As part of an accredited architectural curriculum, students participate in a series of courses that introduce concepts of statics, structural principles, and methods of system analysis. As many students frequently become enamored with initial form generating procedures as an approach to architectural design, they regrettably consider the lessons presented within the sequence of structural courses as ancillary consequences to form making processes and disconnected from their concurrent design studio explorations. These assumptions lead to students over-emphasizing the appearance of an architectural act, as opposed to placing value on how architecture performs, offers spatial organization, and engages the site and its users.

This paper challenges these aforementioned perceptions by introducing a pedagogical approach focused on investigating and embracing the performance of structural assemblies as an inspiration for architectural design within these supporting structural courses.
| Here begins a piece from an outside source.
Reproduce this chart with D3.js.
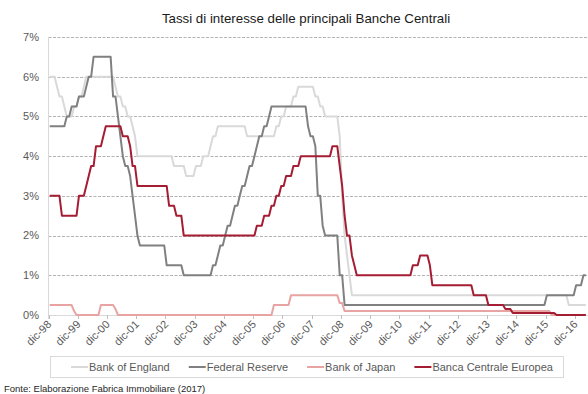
<!DOCTYPE html>
<html><head><meta charset="utf-8">
<script src="https://cdn.jsdelivr.net/npm/d3@7"></script>
<style>
body{margin:0;background:#fff}
svg{display:block}
text{font-family:"Liberation Sans",Arial,sans-serif}
</style>
</head><body>
<svg id="chart" width="588" height="394"></svg>
<script>
// ---------------- DATA ----------------
const titleText = "Tassi di interesse delle principali Banche Centrali";
const sourceText = "Fonte: Elaborazione Fabrica Immobiliare (2017)";
const firstMonth = new Date(1998, 11, 1);   // dic-98
const endMonth = new Date(2017, 4, 1);      // exclusive
const yTickValues = [0, 1, 2, 3, 4, 5, 6, 7];
const yTickLabels = ["0%", "1%", "2%", "3%", "4%", "5%", "6%", "7%"];
const xTickLabels = ["dic-98","dic-99","dic-00","dic-01","dic-02","dic-03","dic-04","dic-05","dic-06",
                     "dic-07","dic-08","dic-09","dic-10","dic-11","dic-12","dic-13","dic-14","dic-15","dic-16"];
const seriesNames = ["Bank of England", "Federal Reserve", "Bank of Japan", "Banca Centrale Europea"];

// monthly values (%), one row per year starting in December
const bankOfEngland = [
  6,6,6,5.75,5.5,5.5,5.25,5,5,5,5.25,5.25,
  5.5,5.5,5.75,6,6,6,6,6,6,6,6,6,
  6,6,6,5.75,5.5,5.5,5.25,5.25,5,5,4.75,4.5,
  4,4,4,4,4,4,4,4,4,4,4,4,
  4,4,4,3.75,3.75,3.75,3.75,3.75,3.5,3.5,3.5,3.5,
  3.75,3.75,3.75,4,4,4,4.25,4.5,4.5,4.75,4.75,4.75,
  4.75,4.75,4.75,4.75,4.75,4.75,4.75,4.75,4.75,4.5,4.5,4.5,
  4.5,4.5,4.5,4.5,4.5,4.5,4.5,4.5,4.5,4.75,4.75,5,
  5,5.25,5.25,5.25,5.5,5.5,5.75,5.75,5.75,5.75,5.75,5.75,
  5.75,5.5,5.5,5.25,5.25,5,5,5,5,5,5,4.5,
  3,2,1.5,1,0.5,0.5,0.5,0.5,0.5,0.5,0.5,0.5,
  0.5,0.5,0.5,0.5,0.5,0.5,0.5,0.5,0.5,0.5,0.5,0.5,
  0.5,0.5,0.5,0.5,0.5,0.5,0.5,0.5,0.5,0.5,0.5,0.5,
  0.5,0.5,0.5,0.5,0.5,0.5,0.5,0.5,0.5,0.5,0.5,0.5,
  0.5,0.5,0.5,0.5,0.5,0.5,0.5,0.5,0.5,0.5,0.5,0.5,
  0.5,0.5,0.5,0.5,0.5,0.5,0.5,0.5,0.5,0.5,0.5,0.5,
  0.5,0.5,0.5,0.5,0.5,0.5,0.5,0.5,0.5,0.5,0.5,0.5,
  0.5,0.5,0.5,0.5,0.5,0.5,0.5,0.5,0.5,0.25,0.25,0.25,
  0.25,0.25,0.25,0.25,0.25
];
const federalReserve = [
  4.75,4.75,4.75,4.75,4.75,4.75,4.75,5,5,5.25,5.25,5.25,
  5.5,5.5,5.5,5.75,6,6,6.5,6.5,6.5,6.5,6.5,6.5,
  6.5,6.5,5.5,5.5,5,4.5,4,3.75,3.75,3.5,3,2.5,
  2,1.75,1.75,1.75,1.75,1.75,1.75,1.75,1.75,1.75,1.75,1.75,
  1.25,1.25,1.25,1.25,1.25,1.25,1.25,1,1,1,1,1,
  1,1,1,1,1,1,1,1.25,1.25,1.5,1.75,1.75,
  2,2.25,2.25,2.5,2.75,2.75,3,3.25,3.25,3.5,3.75,3.75,
  4,4.25,4.5,4.5,4.75,4.75,5,5.25,5.25,5.25,5.25,5.25,
  5.25,5.25,5.25,5.25,5.25,5.25,5.25,5.25,5.25,5.25,4.75,4.5,
  4.5,4.25,3,3,2.25,2,2,2,2,2,2,1,
  1,0.25,0.25,0.25,0.25,0.25,0.25,0.25,0.25,0.25,0.25,0.25,
  0.25,0.25,0.25,0.25,0.25,0.25,0.25,0.25,0.25,0.25,0.25,0.25,
  0.25,0.25,0.25,0.25,0.25,0.25,0.25,0.25,0.25,0.25,0.25,0.25,
  0.25,0.25,0.25,0.25,0.25,0.25,0.25,0.25,0.25,0.25,0.25,0.25,
  0.25,0.25,0.25,0.25,0.25,0.25,0.25,0.25,0.25,0.25,0.25,0.25,
  0.25,0.25,0.25,0.25,0.25,0.25,0.25,0.25,0.25,0.25,0.25,0.25,
  0.25,0.25,0.25,0.25,0.25,0.25,0.25,0.25,0.25,0.25,0.25,0.25,
  0.5,0.5,0.5,0.5,0.5,0.5,0.5,0.5,0.5,0.5,0.5,0.5,
  0.75,0.75,0.75,1,1
];
const bankOfJapan = [
  0.25,0.25,0.25,0.25,0.25,0.25,0.25,0.25,0.25,0.25,0.1,0,
  0,0,0,0,0,0,0,0,0,0.25,0.25,0.25,
  0.25,0.25,0.25,0.15,0,0,0,0,0,0,0,0,
  0,0,0,0,0,0,0,0,0,0,0,0,
  0,0,0,0,0,0,0,0,0,0,0,0,
  0,0,0,0,0,0,0,0,0,0,0,0,
  0,0,0,0,0,0,0,0,0,0,0,0,
  0,0,0,0,0,0,0,0,0.25,0.25,0.25,0.25,
  0.25,0.25,0.25,0.5,0.5,0.5,0.5,0.5,0.5,0.5,0.5,0.5,
  0.5,0.5,0.5,0.5,0.5,0.5,0.5,0.5,0.5,0.5,0.5,0.3,
  0.3,0.1,0.1,0.1,0.1,0.1,0.1,0.1,0.1,0.1,0.1,0.1,
  0.1,0.1,0.1,0.1,0.1,0.1,0.1,0.1,0.1,0.1,0.1,0.1,
  0.1,0.1,0.1,0.1,0.1,0.1,0.1,0.1,0.1,0.1,0.1,0.1,
  0.1,0.1,0.1,0.1,0.1,0.1,0.1,0.1,0.1,0.1,0.1,0.1,
  0.1,0.1,0.1,0.1,0.1,0.1,0.1,0.1,0.1,0.1,0.1,0.1,
  0.1,0.1,0.1,0.1,0.1,0.1,0.1,0.1,0.1,0.1,0.1,0.1,
  0.1,0.1,0.1,0.1,0.1,0.1,0.1,0.1,0.1,0.1,0.1,0.1,
  0.1,0.1,0,0,0,0,0,0,0,0,0,0,
  0,0,0,0,0
];
const bancaCentraleEuropea = [
  3,3,3,3,3,2.5,2.5,2.5,2.5,2.5,2.5,2.5,
  3,3,3,3.25,3.5,3.75,3.75,4.25,4.25,4.25,4.5,4.75,
  4.75,4.75,4.75,4.75,4.75,4.75,4.5,4.5,4.5,4.25,3.75,3.75,
  3.25,3.25,3.25,3.25,3.25,3.25,3.25,3.25,3.25,3.25,3.25,3.25,
  3.25,2.75,2.75,2.75,2.5,2.5,2.5,2,2,2,2,2,
  2,2,2,2,2,2,2,2,2,2,2,2,
  2,2,2,2,2,2,2,2,2,2,2,2,
  2,2.25,2.25,2.25,2.5,2.5,2.5,2.75,2.75,3,3,3.25,
  3.25,3.5,3.5,3.5,3.75,3.75,3.75,4,4,4,4,4,
  4,4,4,4,4,4,4,4,4.25,4.25,4.25,3.75,
  3.25,2.5,2,2,1.5,1.25,1,1,1,1,1,1,
  1,1,1,1,1,1,1,1,1,1,1,1,
  1,1,1,1,1,1.25,1.25,1.25,1.5,1.5,1.5,1.5,
  1.25,0.75,0.75,0.75,0.75,0.75,0.75,0.75,0.75,0.75,0.75,0.75,
  0.75,0.75,0.75,0.75,0.75,0.75,0.5,0.5,0.5,0.5,0.5,0.5,
  0.25,0.25,0.25,0.25,0.25,0.25,0.25,0.15,0.15,0.15,0.05,0.05,
  0.05,0.05,0.05,0.05,0.05,0.05,0.05,0.05,0.05,0.05,0.05,0.05,
  0.05,0.05,0.05,0.05,0,0,0,0,0,0,0,0,
  0,0,0,0,0
];
const seriesColors = ["#d9d9d9", "#808080", "#e8a3a3", "#a51d33"];

// ---------------- CHART ----------------
const months = d3.timeMonth.range(firstMonth, endMonth);
const seriesValues = [bankOfEngland, federalReserve, bankOfJapan, bancaCentraleEuropea];
const series = seriesNames.map((name, i) => ({
  name, color: seriesColors[i],
  points: months.map((m, j) => ({ date: m, value: seriesValues[i][j] }))
}));

const svg = d3.select("#chart");
const plotLeft = 48.5, plotTop = 37, plotBottom = 315, monthW = 2.437;
const plotRight = plotLeft + months.length * monthW;

const x = d3.scaleBand().domain(months.map(m => +m)).range([plotLeft, plotRight]).padding(0);
const y = d3.scaleLinear().domain([0, 7]).range([plotBottom, plotTop]);
const cx = d => x(+d) + x.bandwidth() / 2;

// title
svg.append("text").attr("x", 306).attr("y", 23).attr("text-anchor", "middle")
  .attr("font-size", 13.3).attr("fill", "#1a1a1a").text(titleText);

// gridlines
svg.append("g").selectAll("line").data(yTickValues.filter(v => v > 0)).join("line")
  .attr("x1", plotLeft).attr("x2", 588)
  .attr("y1", d => Math.round(y(d)) + 0.5).attr("y2", d => Math.round(y(d)) + 0.5)
  .attr("stroke", "#b3b3b3").attr("stroke-width", 1).attr("stroke-dasharray", "3,1.5");

// y axis line
svg.append("line").attr("x1", plotLeft).attr("x2", plotLeft).attr("y1", plotTop).attr("y2", plotBottom + 4)
  .attr("stroke", "#d9d9d9").attr("stroke-width", 1);

// y labels
svg.append("g").selectAll("text").data(yTickValues).join("text")
  .attr("x", 39).attr("y", d => y(d)).attr("dy", "0.35em").attr("text-anchor", "end")
  .attr("font-size", 11).attr("fill", "#595959").text((d, i) => yTickLabels[i]);

// x axis line and ticks
svg.append("line").attr("x1", plotLeft).attr("x2", 588).attr("y1", plotBottom + 0.5).attr("y2", plotBottom + 0.5)
  .attr("stroke", "#d9d9d9").attr("stroke-width", 1);
const tickMonths = months.filter((m, i) => i % 12 === 0);
svg.append("g").selectAll("line").data(tickMonths).join("line")
  .attr("x1", d => Math.round(x(+d)) + 0.5).attr("x2", d => Math.round(x(+d)) + 0.5)
  .attr("y1", plotBottom).attr("y2", plotBottom + 4)
  .attr("stroke", "#bfbfbf").attr("stroke-width", 1);
svg.append("g").selectAll("text").data(tickMonths).join("text")
  .attr("transform", d => `translate(${x(+d) + 3.5},${plotBottom + 10}) rotate(-45)`)
  .attr("text-anchor", "end").attr("font-size", 11).attr("fill", "#595959")
  .text((d, i) => xTickLabels[i]);

// lines
svg.append("clipPath").attr("id", "clip").append("rect")
  .attr("x", plotLeft).attr("y", plotTop - 5).attr("width", 588 - plotLeft).attr("height", plotBottom - plotTop + 8);
const line = d3.line().x(d => cx(d.date)).y(d => y(d.value));
svg.append("g").attr("clip-path", "url(#clip)").selectAll("path").data(series).join("path")
  .attr("d", d => line(d.points)).attr("fill", "none")
  .attr("stroke", d => d.color).attr("stroke-width", 2).attr("stroke-linejoin", "round");

// legend
const legend = svg.append("g");
legend.append("rect").attr("x", 50.5).attr("y", 356.5).attr("width", 513).attr("height", 21)
  .attr("fill", "none").attr("stroke", "#d9d9d9");
let lx = 71;
series.forEach(s => {
  legend.append("line").attr("x1", lx).attr("x2", lx + 17).attr("y1", 367).attr("y2", 367)
    .attr("stroke", s.color).attr("stroke-width", 2);
  const t = legend.append("text").attr("x", lx + 18).attr("y", 367).attr("dy", "0.35em")
    .attr("font-size", 11).attr("fill", "#595959").text(s.name);
  lx = lx + 18 + t.node().getComputedTextLength() + 19;
});

// source
svg.append("text").attr("x", 4).attr("y", 392).attr("font-size", 9.5).attr("fill", "#262626").text(sourceText);
</script>
</body></html>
A series of physical explorations were presented to students as an opportunity to expand upon their understanding of the lessons, simultaneously being covered in class, related to the behavior of forces and the capabilities of structural systems to transfer and withstand various loading scenarios. These hand-on exercises asked the students to design and fabricate physical models to be tested under various performance criteria and challenged the students to consider ways in which structural behaviors and architectural design might inform one another. The students were assessed on their ability to innovate, test, reconsider, and summarize their predictions and findings for how their designed systems behaved internally and responded to applied external influences. Along each of the phases for these projects, students were asked to embrace failure as an integral part of the iterative design phase, persuading students to primarily focus on designing performance-orientated solutions and concentrate on studying how the actions of constituent parts systematically contributed to the performance of its composite assembly.